What the task asks:
Only the lines holding the string "matplotlib" are needed. Copy each one.

Data extract:

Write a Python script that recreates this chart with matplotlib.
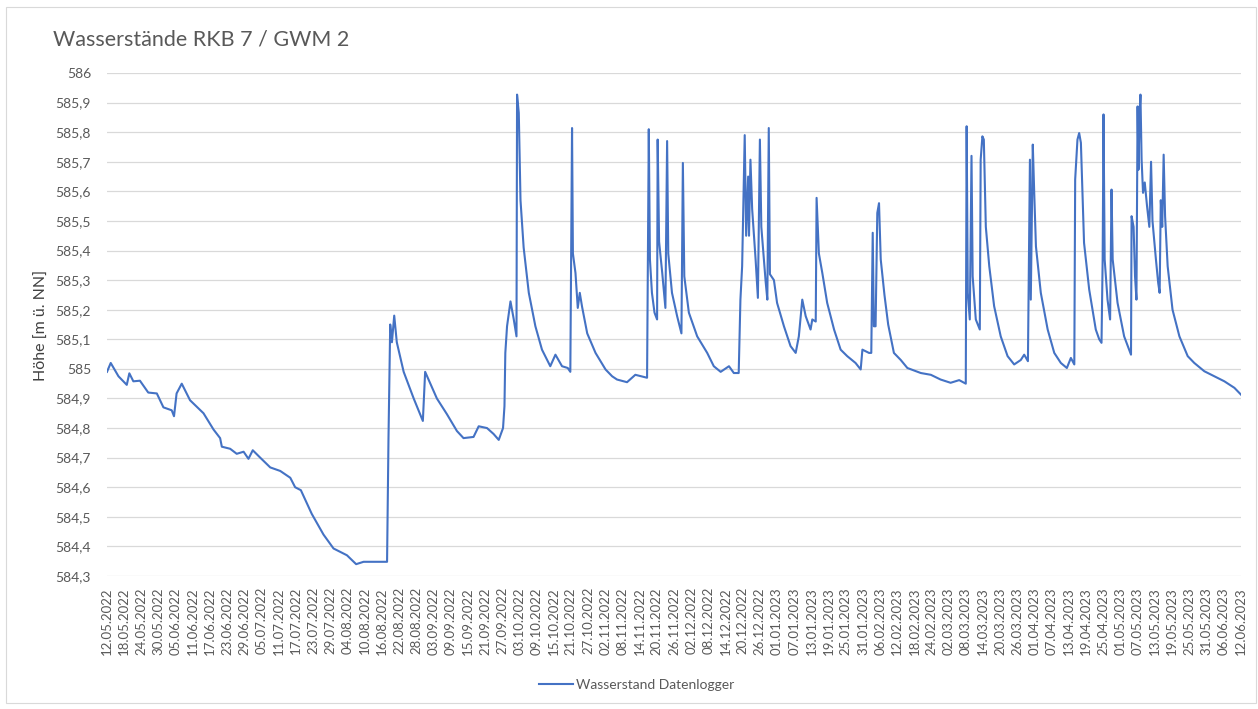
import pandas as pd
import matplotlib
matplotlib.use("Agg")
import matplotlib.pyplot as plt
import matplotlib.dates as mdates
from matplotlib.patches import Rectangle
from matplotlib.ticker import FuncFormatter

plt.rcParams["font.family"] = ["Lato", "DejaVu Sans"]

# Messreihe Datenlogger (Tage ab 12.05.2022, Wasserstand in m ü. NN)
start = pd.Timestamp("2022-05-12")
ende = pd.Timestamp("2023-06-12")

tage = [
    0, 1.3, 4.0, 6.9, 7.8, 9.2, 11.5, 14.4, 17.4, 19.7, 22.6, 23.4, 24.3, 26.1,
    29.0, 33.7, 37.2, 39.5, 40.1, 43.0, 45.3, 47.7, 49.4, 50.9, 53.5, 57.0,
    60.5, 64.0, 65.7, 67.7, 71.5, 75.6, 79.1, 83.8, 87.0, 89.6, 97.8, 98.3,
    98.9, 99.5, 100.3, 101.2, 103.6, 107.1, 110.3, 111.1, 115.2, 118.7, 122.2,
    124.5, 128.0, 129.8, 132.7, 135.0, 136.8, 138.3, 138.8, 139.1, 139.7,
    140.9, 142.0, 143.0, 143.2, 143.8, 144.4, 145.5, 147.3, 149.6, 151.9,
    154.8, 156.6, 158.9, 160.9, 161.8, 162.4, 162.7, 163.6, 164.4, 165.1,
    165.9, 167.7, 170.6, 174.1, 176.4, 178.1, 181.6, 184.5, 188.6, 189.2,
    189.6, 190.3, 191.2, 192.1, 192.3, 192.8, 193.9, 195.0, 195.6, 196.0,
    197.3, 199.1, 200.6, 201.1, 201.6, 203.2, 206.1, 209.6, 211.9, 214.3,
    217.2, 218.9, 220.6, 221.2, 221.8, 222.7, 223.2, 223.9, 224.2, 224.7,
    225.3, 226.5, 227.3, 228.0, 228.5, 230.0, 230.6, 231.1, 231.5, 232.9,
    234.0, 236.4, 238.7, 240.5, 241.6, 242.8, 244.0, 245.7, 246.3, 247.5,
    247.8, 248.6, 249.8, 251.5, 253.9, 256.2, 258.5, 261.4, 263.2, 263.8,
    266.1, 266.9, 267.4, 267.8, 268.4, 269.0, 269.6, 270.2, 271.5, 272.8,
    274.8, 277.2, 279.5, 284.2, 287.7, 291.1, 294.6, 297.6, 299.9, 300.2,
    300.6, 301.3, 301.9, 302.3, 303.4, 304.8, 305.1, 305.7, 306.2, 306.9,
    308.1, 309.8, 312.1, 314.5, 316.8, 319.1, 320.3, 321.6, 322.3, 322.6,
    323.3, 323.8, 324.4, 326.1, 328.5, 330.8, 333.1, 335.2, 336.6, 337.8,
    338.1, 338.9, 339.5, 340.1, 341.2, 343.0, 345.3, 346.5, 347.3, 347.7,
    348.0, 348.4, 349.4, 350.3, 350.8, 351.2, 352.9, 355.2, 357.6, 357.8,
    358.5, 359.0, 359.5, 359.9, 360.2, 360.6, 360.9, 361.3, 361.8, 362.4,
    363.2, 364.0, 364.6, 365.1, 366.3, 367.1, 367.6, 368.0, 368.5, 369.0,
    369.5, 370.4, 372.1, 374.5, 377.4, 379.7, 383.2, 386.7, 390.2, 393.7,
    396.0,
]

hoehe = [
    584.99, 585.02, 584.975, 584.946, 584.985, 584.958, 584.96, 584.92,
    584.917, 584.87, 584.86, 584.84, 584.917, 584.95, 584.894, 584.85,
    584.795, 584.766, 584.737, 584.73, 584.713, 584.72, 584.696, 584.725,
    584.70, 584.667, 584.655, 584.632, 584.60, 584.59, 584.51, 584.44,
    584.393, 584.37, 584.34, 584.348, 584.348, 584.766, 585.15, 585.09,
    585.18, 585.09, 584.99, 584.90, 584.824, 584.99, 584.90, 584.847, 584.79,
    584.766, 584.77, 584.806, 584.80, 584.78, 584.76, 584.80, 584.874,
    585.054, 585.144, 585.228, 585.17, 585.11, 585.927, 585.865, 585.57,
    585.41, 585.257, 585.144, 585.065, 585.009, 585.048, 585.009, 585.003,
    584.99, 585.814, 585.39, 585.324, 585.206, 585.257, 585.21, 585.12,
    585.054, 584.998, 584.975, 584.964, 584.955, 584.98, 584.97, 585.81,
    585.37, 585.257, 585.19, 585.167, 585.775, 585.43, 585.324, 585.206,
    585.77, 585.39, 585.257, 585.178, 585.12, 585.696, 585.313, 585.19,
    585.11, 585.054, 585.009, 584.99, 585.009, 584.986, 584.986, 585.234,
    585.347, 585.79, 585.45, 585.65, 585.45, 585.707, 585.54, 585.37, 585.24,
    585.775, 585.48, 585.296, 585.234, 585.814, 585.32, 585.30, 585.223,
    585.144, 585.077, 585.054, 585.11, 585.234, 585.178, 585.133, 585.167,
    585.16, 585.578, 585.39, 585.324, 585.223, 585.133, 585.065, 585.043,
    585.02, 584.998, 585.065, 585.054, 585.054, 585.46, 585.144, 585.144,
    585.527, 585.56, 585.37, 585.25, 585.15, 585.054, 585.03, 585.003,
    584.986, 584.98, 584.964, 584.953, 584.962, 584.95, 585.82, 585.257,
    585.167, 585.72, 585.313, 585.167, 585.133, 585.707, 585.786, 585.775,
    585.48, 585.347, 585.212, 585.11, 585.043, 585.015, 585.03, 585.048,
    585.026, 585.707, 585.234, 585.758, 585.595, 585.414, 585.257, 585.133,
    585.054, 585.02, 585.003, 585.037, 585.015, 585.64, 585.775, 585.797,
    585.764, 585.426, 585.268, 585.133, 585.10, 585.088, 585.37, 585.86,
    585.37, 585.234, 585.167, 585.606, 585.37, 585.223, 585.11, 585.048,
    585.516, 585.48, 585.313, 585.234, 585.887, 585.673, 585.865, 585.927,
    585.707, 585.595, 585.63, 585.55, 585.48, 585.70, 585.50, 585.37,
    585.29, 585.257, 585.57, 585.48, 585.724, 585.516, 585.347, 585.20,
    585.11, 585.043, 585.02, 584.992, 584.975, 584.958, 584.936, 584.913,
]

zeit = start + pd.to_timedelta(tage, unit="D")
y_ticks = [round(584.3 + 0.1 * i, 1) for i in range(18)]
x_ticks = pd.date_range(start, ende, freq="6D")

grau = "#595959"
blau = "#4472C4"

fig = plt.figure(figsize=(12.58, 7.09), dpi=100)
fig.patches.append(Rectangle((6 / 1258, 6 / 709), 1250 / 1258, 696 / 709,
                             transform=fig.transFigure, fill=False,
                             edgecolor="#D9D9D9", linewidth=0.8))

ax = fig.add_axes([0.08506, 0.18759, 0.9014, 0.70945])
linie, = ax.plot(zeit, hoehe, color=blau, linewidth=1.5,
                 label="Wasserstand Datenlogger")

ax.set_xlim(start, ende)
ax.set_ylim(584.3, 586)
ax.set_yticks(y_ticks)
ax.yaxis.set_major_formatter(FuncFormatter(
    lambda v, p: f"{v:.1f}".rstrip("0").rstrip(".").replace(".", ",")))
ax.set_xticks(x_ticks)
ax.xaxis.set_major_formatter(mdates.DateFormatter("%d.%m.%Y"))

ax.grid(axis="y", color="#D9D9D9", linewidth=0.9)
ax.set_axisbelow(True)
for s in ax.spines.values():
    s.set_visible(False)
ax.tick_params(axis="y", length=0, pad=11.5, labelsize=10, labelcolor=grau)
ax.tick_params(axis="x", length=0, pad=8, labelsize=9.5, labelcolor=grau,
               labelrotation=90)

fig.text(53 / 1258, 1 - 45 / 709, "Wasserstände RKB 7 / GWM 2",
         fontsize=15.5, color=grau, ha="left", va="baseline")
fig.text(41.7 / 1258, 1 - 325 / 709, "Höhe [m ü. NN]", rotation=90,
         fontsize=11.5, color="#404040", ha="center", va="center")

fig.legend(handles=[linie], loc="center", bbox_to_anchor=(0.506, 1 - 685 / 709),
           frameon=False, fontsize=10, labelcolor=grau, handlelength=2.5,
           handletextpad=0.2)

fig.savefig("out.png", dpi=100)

Answer for this exercise:
Write a Python script that recreates this chart with matplotlib.
import matplotlib
matplotlib.use("Agg")
import matplotlib.pyplot as plt
import matplotlib.dates as mdates
from matplotlib.patches import Rectangle
from matplotlib.ticker import FuncFormatter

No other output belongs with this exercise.